Wednesday, September 21, 2011

The Green Paper and the White Horse

As a girl who's still waiting for her Prince Charming to drop to one knee with a diamond ring in his outstretched hand, I've had a lot of time to think and learn about relationships. And, as a girl (er, woman?) several years out of college and my parents' house, I've thus had several years now of trying to make it on my own.

Finally, after years of struggling, two months ago, God blessed me with a great job in a growing company that promises security and opportunity and ample rewards for my hard work. It's incredible, really. I wake up every morning with praises on my tongue as I drive to work.

But as I position myself to really begin what appears to, at last, be my career - at least the first part of it - I can't help but wonder: am I shooting myself in the foot when it comes to relationships?

As I've watched others get into relationships, engagements, and marriages, I often see the earning of money being heartily shouldered by the husband. I've heard phrases from women like "He just wants me to make enough to pay for gas" and "I'm so happy he only wants me to supplement what he earns." It's made me wonder: is that what men want?

What I'm really asking is: is being self-sufficient a turn-off? Do I need, instead, to be a damsel in distress? Do men want to be able to ride in and save a woman who can't take care of herself in order to really feel like a man?

Now, I've never really been much of a "career woman" in the classic sense - in the sense of blind ambition, money-hunger, and choosing one's career over one's family - not in the slightest. I have passions, and drive, and yes, ambition, but it's not because I want to be the CEO or to puncture the glass ceiling with my Manolo Blahniks. (That's a designer shoe, gentlemen.) I want to minister. I want to use the gifts God has given me to share His love with others. I want to do what I love, and love what I do, and show His love everywhere I am, no matter where that is.

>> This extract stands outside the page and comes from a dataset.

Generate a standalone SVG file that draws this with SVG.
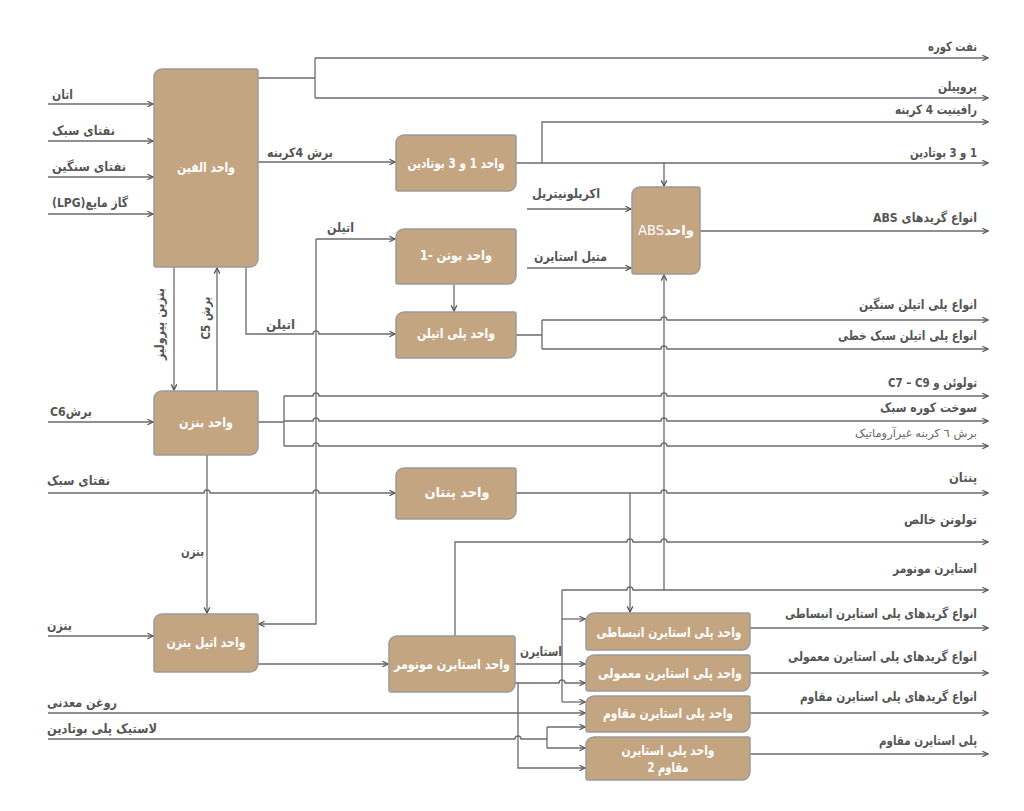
<svg xmlns="http://www.w3.org/2000/svg" width="1024" height="811" viewBox="0 0 1024 811">
<defs>
<marker id="ar" markerUnits="userSpaceOnUse" viewBox="0 0 10 10" refX="9" refY="5" markerWidth="8" markerHeight="8" orient="auto">
<path d="M2,1.5 L9,5 L2,8.5" fill="none" stroke="#555" stroke-width="1.6"/>
</marker>
</defs>
<style>
.n{fill:#c4a582;stroke:#9b9b9b;stroke-width:1.5}
.c path{fill:none;stroke:#6b6b6b;stroke-width:1.3}
.c path.a{marker-end:url(#ar)}
text{font-family:"DejaVu Sans","Noto Sans",sans-serif;font-weight:bold;text-anchor:middle;direction:rtl}
.l{font-size:13px;fill:#555}
.s{font-size:11px;fill:#666;font-weight:normal}
.t{font-size:13.5px;fill:#fff}
</style>
<rect width="1024" height="811" fill="#fff"/>
<g class="c" id="connectors">
<path class="a" d="M48,104 H153"/>
<path class="a" d="M48,141 H153"/>
<path class="a" d="M48,177 H153"/>
<path class="a" d="M48,214 H153"/>
<path d="M258,78 H315 M315,58 V98"/>
<path class="a" d="M315,58 H988"/>
<path class="a" d="M315,98 H988"/>
<path class="a" d="M258,162 H395"/>
<path class="a" d="M516,163 H988"/>
<path class="a" d="M542,163 V122 H988"/>
<path class="a" d="M664,163 V186"/>
<path class="a" d="M527,209 H631"/>
<path class="a" d="M527,268 H631"/>
<path class="a" d="M700,231 H988"/>
<path class="a" d="M246,267 V334 H313 a3,3 0 0 1 6,0 H395"/>
<path class="a" d="M316,239 H395"/>
<path class="a" d="M316,239 V624 H259"/>
<path class="a" d="M454,284 V311"/>
<path d="M516,335 H542 M542,320 V349"/>
<path class="a" d="M542,320 H661 a3,3 0 0 1 6,0 H988"/>
<path class="a" d="M542,349 H661 a3,3 0 0 1 6,0 H988"/>
<path class="a" d="M174,267 V390"/>
<path class="a" d="M217,391 V268"/>
<path class="a" d="M48,422 H153"/>
<path d="M258,422 H284 M284,396 V446"/>
<path class="a" d="M284,396 H313 a3,3 0 0 1 6,0 H661 a3,3 0 0 1 6,0 H988"/>
<path class="a" d="M284,421 H313 a3,3 0 0 1 6,0 H661 a3,3 0 0 1 6,0 H988"/>
<path class="a" d="M284,446 H313 a3,3 0 0 1 6,0 H661 a3,3 0 0 1 6,0 H988"/>
<path class="a" d="M48,493 H204 a3,3 0 0 1 6,0 H313 a3,3 0 0 1 6,0 H395"/>
<path class="a" d="M516,493 H661 a3,3 0 0 1 6,0 H988"/>
<path class="a" d="M630,493 V612"/>
<path class="a" d="M207,455 V613"/>
<path class="a" d="M48,636 H153"/>
<path class="a" d="M258,664 H388"/>
<path class="a" d="M455,636 V542 H627 a3,3 0 0 1 6,0 H661 a3,3 0 0 1 6,0 H988"/>
<path class="a" d="M515,664 H585"/>
<path d="M562,590 V702"/>
<path class="a" d="M562,590 H627 a3,3 0 0 1 6,0 H988"/>
<path class="a" d="M664,590 V275"/>
<path class="a" d="M562,619 H585"/>
<path class="a" d="M562,702 H585"/>
<path class="a" d="M515,683 H559 a3,3 0 0 1 6,0 H585"/>
<path class="a" d="M518,683 V768 H585"/>
<path class="a" d="M48,713 H585"/>
<path d="M48,739 H515 a3,3 0 0 1 6,0 H547 M547,727 V748"/>
<path class="a" d="M547,727 H585"/>
<path class="a" d="M547,748 H585"/>
<path class="a" d="M750,628 H988"/>
<path class="a" d="M750,673 H988"/>
<path class="a" d="M750,713 H988"/>
<path class="a" d="M750,754 H988"/>
</g>
<g id="labels">
<text class="l" x="62.5" y="99" textLength="21" lengthAdjust="spacingAndGlyphs">اتان</text>
<text class="l" x="83.5" y="135" textLength="63" lengthAdjust="spacingAndGlyphs">نفتای سبک</text>
<text class="l" x="89" y="171" textLength="74" lengthAdjust="spacingAndGlyphs">نفتای سنگین</text>
<text class="l" x="90" y="207" textLength="76" lengthAdjust="spacingAndGlyphs">گاز مایع(LPG)</text>
<text class="l" x="300" y="157" textLength="66" lengthAdjust="spacingAndGlyphs">برش 4کربنه</text>
<text class="l" x="952.5" y="51" textLength="49" lengthAdjust="spacingAndGlyphs">نفت کوره</text>
<text class="l" x="957.5" y="91" textLength="39" lengthAdjust="spacingAndGlyphs">پروپیلن</text>
<text class="l" x="936" y="114" textLength="82" lengthAdjust="spacingAndGlyphs">رافینیت 4 کربنه</text>
<text class="l" x="943.5" y="157" textLength="67" lengthAdjust="spacingAndGlyphs">1 و 3 بوتادین</text>
<text class="l" x="925" y="222" textLength="104" lengthAdjust="spacingAndGlyphs">انواع گریدهای ABS</text>
<text class="l" x="566" y="198" textLength="68" lengthAdjust="spacingAndGlyphs">اکریلونیتریل</text>
<text class="l" x="570.5" y="261" textLength="73" lengthAdjust="spacingAndGlyphs">متیل استایرن</text>
<text class="l" x="340.5" y="232" textLength="27" lengthAdjust="spacingAndGlyphs">اتیلن</text>
<text class="l" x="280.5" y="329" textLength="29" lengthAdjust="spacingAndGlyphs">اتیلن</text>
<text class="l" x="918" y="309" textLength="118" lengthAdjust="spacingAndGlyphs">انواع پلی اتیلن سنگین</text>
<text class="l" x="907.5" y="340" textLength="139" lengthAdjust="spacingAndGlyphs">انواع پلی اتیلن سبک خطی</text>
<text class="l" x="932.5" y="387" textLength="89" lengthAdjust="spacingAndGlyphs">تولوئن و C7 – C9</text>
<text class="l" x="928.5" y="412" textLength="97" lengthAdjust="spacingAndGlyphs">سوخت کوره سبک</text>
<text class="s" x="916" y="437" textLength="122" lengthAdjust="spacingAndGlyphs">برش ٦ کربنه غیرآروماتیک</text>
<text class="l" x="963" y="482" textLength="28" lengthAdjust="spacingAndGlyphs">پنتان</text>
<text class="l" x="940.5" y="524" textLength="73" lengthAdjust="spacingAndGlyphs">تولونن خالص</text>
<text class="l" x="935" y="573" textLength="84" lengthAdjust="spacingAndGlyphs">استایرن مونومر</text>
<text class="l" x="881" y="618" textLength="192" lengthAdjust="spacingAndGlyphs">انواع گریدهای پلی استایرن انبساطی</text>
<text class="l" x="882.5" y="661" textLength="189" lengthAdjust="spacingAndGlyphs">انواع گریدهای پلی استایرن معمولی</text>
<text class="l" x="888.5" y="701" textLength="177" lengthAdjust="spacingAndGlyphs">انواع گریدهای پلی استایرن مقاوم</text>
<text class="l" x="928" y="745" textLength="98" lengthAdjust="spacingAndGlyphs">پلی استایرن مقاوم</text>
<text class="l" x="71" y="416" textLength="42" lengthAdjust="spacingAndGlyphs">برشC6</text>
<text class="l" x="78.5" y="485" textLength="63" lengthAdjust="spacingAndGlyphs">نفتای سبک</text>
<text class="l" x="59.5" y="630" textLength="25" lengthAdjust="spacingAndGlyphs">بنزن</text>
<text class="l" x="82" y="707" textLength="70" lengthAdjust="spacingAndGlyphs">روغن معدنی</text>
<text class="l" x="102" y="733" textLength="110" lengthAdjust="spacingAndGlyphs">لاستیک پلی بوتادین</text>
<text class="l" x="541" y="656" textLength="42" lengthAdjust="spacingAndGlyphs">استایرن</text>
<text class="l" x="192.5" y="556" textLength="23" lengthAdjust="spacingAndGlyphs">بنزن</text>
<text class="l" transform="translate(164,324) rotate(-90)" textLength="72" lengthAdjust="spacingAndGlyphs">بنزین پیرولیز</text>
<text class="l" transform="translate(210,318) rotate(-90)" textLength="43" lengthAdjust="spacingAndGlyphs">برش C5</text>
</g>
<g id="olefin"><path class="n" d="M162,69 H256 Q258,69 258,71 V259 A8,8 0 0 1 250,267 H156 Q154,267 154,265 V77 A8,8 0 0 1 162,69 Z"/><text class="t" x="206" y="172" textLength="58" lengthAdjust="spacingAndGlyphs">واحد الفین</text></g>
<g id="butadiene"><path class="n" d="M404,135 H514 Q516,135 516,137 V183 A8,8 0 0 1 508,191 H398 Q396,191 396,189 V143 A8,8 0 0 1 404,135 Z"/><text class="t" x="456" y="168" textLength="97" lengthAdjust="spacingAndGlyphs">واحد 1 و 3 بوتادین</text></g>
<g id="butene1"><path class="n" d="M404,229 H514 Q516,229 516,231 V276 A8,8 0 0 1 508,284 H398 Q396,284 396,282 V237 A8,8 0 0 1 404,229 Z"/><text class="t" x="456" y="260" textLength="72" lengthAdjust="spacingAndGlyphs">واحد بوتن -1</text></g>
<g id="polyethylene"><path class="n" d="M404,312 H514 Q516,312 516,314 V350 A8,8 0 0 1 508,358 H398 Q396,358 396,356 V320 A8,8 0 0 1 404,312 Z"/><text class="t" x="456" y="338" textLength="78" lengthAdjust="spacingAndGlyphs">واحد پلی اتیلن</text></g>
<g id="abs"><path class="n" d="M640,187 H698 Q700,187 700,189 V266 A8,8 0 0 1 692,274 H634 Q632,274 632,272 V195 A8,8 0 0 1 640,187 Z"/><text class="t" x="666" y="235" textLength="56" lengthAdjust="spacingAndGlyphs">واحد<tspan font-weight="normal">ABS</tspan></text></g>
<g id="benzene"><path class="n" d="M162,391 H256 Q258,391 258,393 V447 A8,8 0 0 1 250,455 H156 Q154,455 154,453 V399 A8,8 0 0 1 162,391 Z"/><text class="t" x="206" y="427" textLength="54" lengthAdjust="spacingAndGlyphs">واحد بنزن</text></g>
<g id="pentane"><path class="n" d="M404,468 H514 Q516,468 516,470 V511 A8,8 0 0 1 508,519 H398 Q396,519 396,517 V476 A8,8 0 0 1 404,468 Z"/><text class="t" x="457" y="497" textLength="65" lengthAdjust="spacingAndGlyphs">واحد پنتان</text></g>
<g id="ethylbenzene"><path class="n" d="M162,614 H256 Q258,614 258,616 V664 A8,8 0 0 1 250,672 H156 Q154,672 154,670 V622 A8,8 0 0 1 162,614 Z"/><text class="t" x="206" y="647" textLength="79" lengthAdjust="spacingAndGlyphs">واحد اتیل بنزن</text></g>
<g id="styrene-monomer"><path class="n" d="M397,636 H513 Q515,636 515,638 V684 A8,8 0 0 1 507,692 H391 Q389,692 389,690 V644 A8,8 0 0 1 397,636 Z"/><text class="t" x="452" y="669" textLength="116" lengthAdjust="spacingAndGlyphs">واحد استایرن مونومر</text></g>
<g id="ps-expandable"><path class="n" d="M594,613 H748 Q750,613 750,615 V642 A8,8 0 0 1 742,650 H588 Q586,650 586,648 V621 A8,8 0 0 1 594,613 Z"/><text class="t" x="669" y="637" textLength="145" lengthAdjust="spacingAndGlyphs">واحد پلی استایرن انبساطی</text></g>
<g id="ps-general"><path class="n" d="M594,655 H748 Q750,655 750,657 V683 A8,8 0 0 1 742,691 H588 Q586,691 586,689 V663 A8,8 0 0 1 594,655 Z"/><text class="t" x="670" y="678" textLength="144" lengthAdjust="spacingAndGlyphs">واحد پلی استایرن معمولی</text></g>
<g id="ps-resistant"><path class="n" d="M594,696 H748 Q750,696 750,698 V724 A8,8 0 0 1 742,732 H588 Q586,732 586,730 V704 A8,8 0 0 1 594,696 Z"/><text class="t" x="668" y="718" textLength="130" lengthAdjust="spacingAndGlyphs">واحد پلی استایرن مقاوم</text></g>
<g id="ps-resistant2"><path class="n" d="M594,737 H748 Q750,737 750,739 V772 A8,8 0 0 1 742,780 H588 Q586,780 586,778 V745 A8,8 0 0 1 594,737 Z"/><text class="t" x="668" y="755" textLength="93" lengthAdjust="spacingAndGlyphs">واحد پلی استایرن</text><text class="t" x="668" y="772" textLength="41" lengthAdjust="spacingAndGlyphs">مقاوم 2</text></g>
</svg>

But yes, also...I want to be able to make a living.

My parents worked hard to provide well for me and my sister. We've never wanted for anything. Because of their drive, we went to good colleges. We have cars. We never have to worry that we'll be homeless or hungry. In these frustrating years after college that I've been struggling, I have had the security of knowing that my parents will always be there for me with not only emotional but also financial support. It has been an incredible blessing, and I want to be able to provide that same security for my own family, if God blesses me with children of my own. If the economy is this bad now, what will it be like in 10 years? 20? 40? I shudder to think.

So, to that end, and also because I'm a grown woman and I need to, I work. I work hard, with God's help and grace. I praise God for the opportunities given to me, and I show Him respect by taking advantage of them. I want to advance in my new company. I want to make a career, a living, out of this job that I've been given - unless or until God calls me to something else. I don't want to be an albatross around my future husband's neck; I want to be someone he can rely on throughout his life rather than yet another burden for him to shoulder. What if he loses his job? What if the worst happens? I believe that being a help-meet means not just being an assistant, but a partner.

But does that attitude, and that ability, and my new job and career, make me less attractive to a man who wants to gallop in on his white horse and save me?

I hope not.

Because here's the thing: I still need a man to be my hero. I need him to be strong in the Lord, a spiritual leader in our home. I need him to claim the Biblical authority he is meant to and be fully committed to the well-being of our family. I need him to be close enough to Jesus that he listens to Him about everything. I will need him to help teach our children, to minister to our elderly parents, and to help guide our lives in such a way that will constantly bring us further into God's will.

I need him to be strong enough to be able to handle the strong-willed woman I am.

As I was thinking about all this, about being a Christian woman and working and what does that mean?, I got the bright idea to, duh, go to the Bible. Here's what I found:

A wife of noble character who can find?
She is worth far more than rubies.
Her husband has full confidence in her
and lacks nothing of value.
She brings him good, not harm,
all the days of her life.
She selects wool and flax
and works with eager hands.
She is like the merchant ships,
bringing her food from afar.
She gets up while it is still night;
she provides food for her family
and portions for her female servants.
She considers a field and buys it;
out of her earnings she plants a vineyard.
She sets about her work vigorously;
her arms are strong for her tasks.
She sees that her trading is profitable,
and her lamp does not go out at night. -
Proverbs 31:10-18

Well, then. I think I'll pretty much just keep doing what I've been doing.

If you want the truth, ultimately, my goal is to live in such a way, in all areas of my life, that 30 years from now, my husband will say to our children, "I praise God that I was lucky enough to marry your mother."